Это и были те знаменитые шлюзы, о которых нам так много рассказывали! Мы хорошо изучили потом их механизм, так как станция Раухаранта находилась недалеко и мы часто бегали туда смотреть на пароходы. Громкое название «станция» мало подходило к Раухаранте, так как это была просто деревянная пристань, и пароходы останавливались только тогда, когда желающий ехать долго и старательно махал рукой. Пристань была установлена только для одного-единственного дома, который возвышался несколько в стороне, наполовину скрытый высокими елями.
В этом большом, просторном доме мы занимали всего четыре комнаты и кухню. Мамина комната, обращенная на юг, была самой большой и светлой. Она же служила маме и спальней, и там стояла совершенно изумительная кровать — она была такой ширины и мягкости, что на ней свободно умещались все мы вместе с мамой. Иногда мама приглашала нас поспать с нею, и это было настоящим праздником — можно было ложиться во всех направлениях, вдоль и поперек, всюду было мягко и роскошно тепло под перинами и пуховым одеялом необъятной величины.
Пока еще стояла хорошая погода, мы шныряли по саду, где густо разрослись серебристые пихты, — широкие лапы их ветвей до половины закрывали еле приметные дорожки. Были еще там яблоньки со множеством красненьких яблочек, к сожалению, не очень-то вкусных. Зато тетя Наташа варила из них вкусное варенье. Я находила все же, что яблочки не заслуживали названия «райских», — уж в раю могли бы быть яблоки послаще этих!
Сад скоро переходил в совсем уж дикий и дремучий лес, куда нам запрещалось ходить. Кому принадлежало это именье, этот сад, дом, куда запропастились владельцы — нам было решительно все равно. Мы быстренько облазали все закоулки, испробовали в новых условиях свои излюбленные игры и решили, что самым увлекательным развлечением является безусловно катание на ветвях пихты. В центре сада росла группа этих могучих деревьев, так густо посаженных, что их ветви переплетались и образовывали многоярусную крышу. Если приподнять нижние ветви и влезть под них, то около ствола обнаруживалось уютное убежище, защищенное со всех сторон от ветра и нескромных взоров. Там мы проводили многие часы своего досуга, рассказывали друг другу всякие вымышленные истории про запертую и потому таинственную часть дома. Насидевшись под деревом, мы приступали к катанию на его ветвях. С порванными штанами, с руками, липкими от смолы, мы лезли вверх, не обращая внимания на дождь колючих игл, сыплющихся за шиворот. Достигнув вершины, мы раскачивались на гнущихся ветках, а потом выпускали их из рук и падали вниз. Ветви упруго поддавались, тело проваливалось, переваливалось с одного яруса на другой, опускалось все ниже и ниже, пока мягко не ложилось на толстую подстилку из хвои. Это мягкое и плавное падение было похоже одновременно на полет и на ныряние в густую темную воду, отчего захватывало дух, а сердце приятно замирало.

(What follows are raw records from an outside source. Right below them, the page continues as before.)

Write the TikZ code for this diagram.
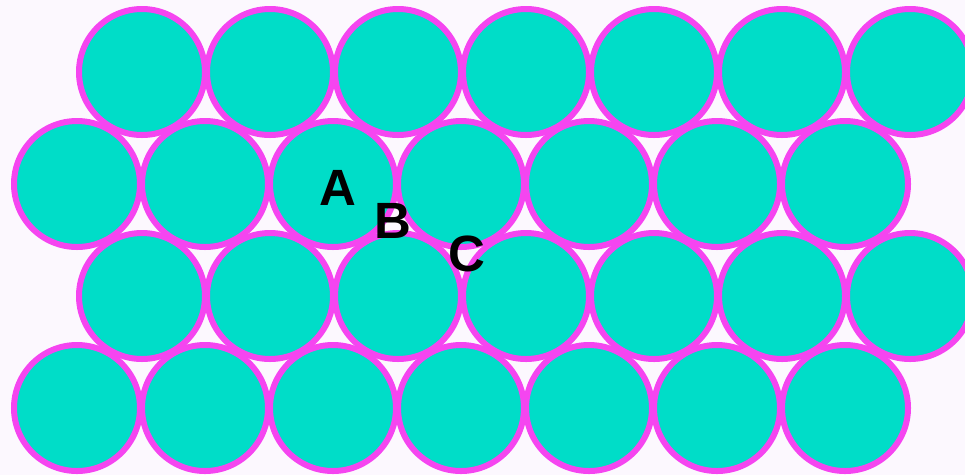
\documentclass[tikz,border=0pt]{standalone}
\usepackage{fontspec}
\setmainfont{Liberation Sans}
\usepackage{xcolor}
\usetikzlibrary{positioning}
\definecolor{bgpale}{HTML}{FCF8FE}
\definecolor{ballfill}{HTML}{00DDC8}
\definecolor{ballrim}{HTML}{F545F0}

\begin{document}
\begin{tikzpicture}[
    x=1pt, y=-1pt,
    ball/.style={circle, draw=ballrim, fill=ballfill, line width=6pt, minimum size=126pt, inner sep=0pt},
    site/.style={font=\fontsize{51}{51}\selectfont\bfseries, text=black, inner sep=0pt}
]
\fill[bgpale] (0,0) rectangle (965,475);
\useasboundingbox (0,0) rectangle (965,475);
% rows 1 and 3
\foreach \r/\y in {1/72, 3/296}
  \foreach \k in {0,...,6}
    \node[ball] (b\r\k) at ({142+128*\k},\y) {};
% rows 2 and 4
\foreach \r/\y in {2/184, 4/408}
  \foreach \k in {0,...,6}
    \node[ball] (b\r\k) at ({77+128*\k},\y) {};
% labels
\node[site] (sA) at (338,188) {A};
\node[site] (sB) at (393,221) {B};
\node[site] (sC) at (467,254) {C};
\end{tikzpicture}
\end{document}
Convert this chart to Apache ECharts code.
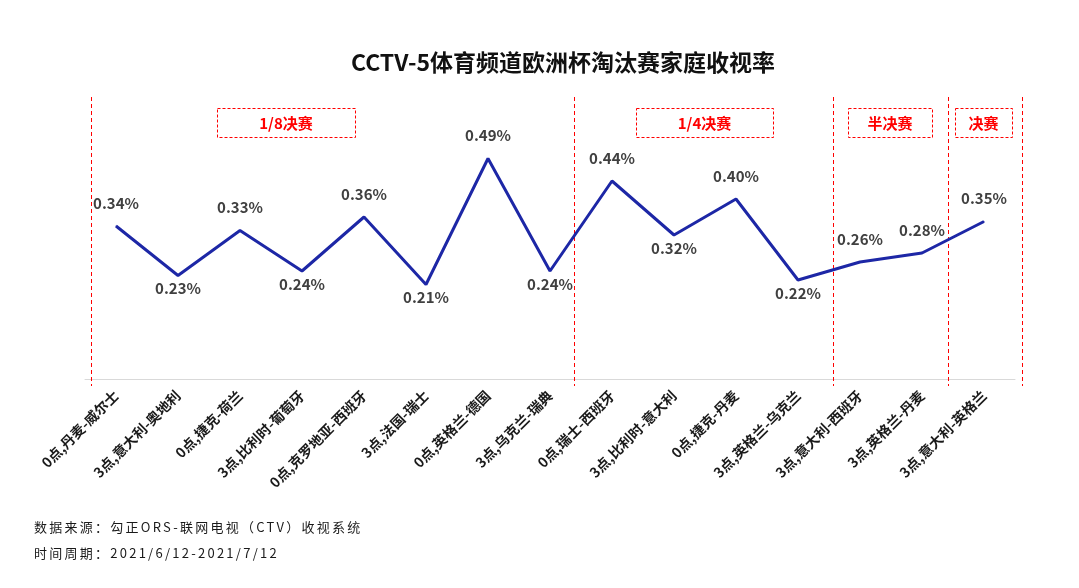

В запертой половине дома были высокие комнаты с мебелью, покрытой чехлами. Изогнутые ножки кресел слабо отражались на пыльном паркете, который страшно скрипел под ногами. Высокие двери с медными позеленевшими ручками отворялись с трудом, как бы нехотя. Мы входили в большую залу. В углу за пыльным роялем лежала куча яблок, распространявших сладкий, чуть пахнущий тленом запах — странно знакомый и загадочный. Пока тетя Наташа набирала в подол яблоки, почему-то оглядываясь и шикая на нас, хотя в зале никого не было, мы забирались на вертящийся стульчик перед роялем и по очереди вертелись, поднимаясь все выше на винтовом стержне, — стульчик жалобно скрипел, эхо отдавалось от высоких стен и, вздыхая, замирало где-то под диваном. На стене против окна висела большая картина. На ней женщина в длинном черном платье. Она прижимает к губам платок, как бы заглушая готовый вырваться стон. Ее большие глаза устремлены на меня — в них что-то такое мучительное, как будто бы сама ее душа кричит и корчится в безысходном горе. Я отворачиваюсь, чтобы не смотреть, так как чем я могу помочь ей? Она похожа на бабушку, когда она молится в своей комнатке перед иконами, и тоже вот так смотрит на них с каким-то немым укором, и тени от лампадки ходят по ее измученному лицу, а в глазах то же безысходное горе, та же безумная мольба о чем-то.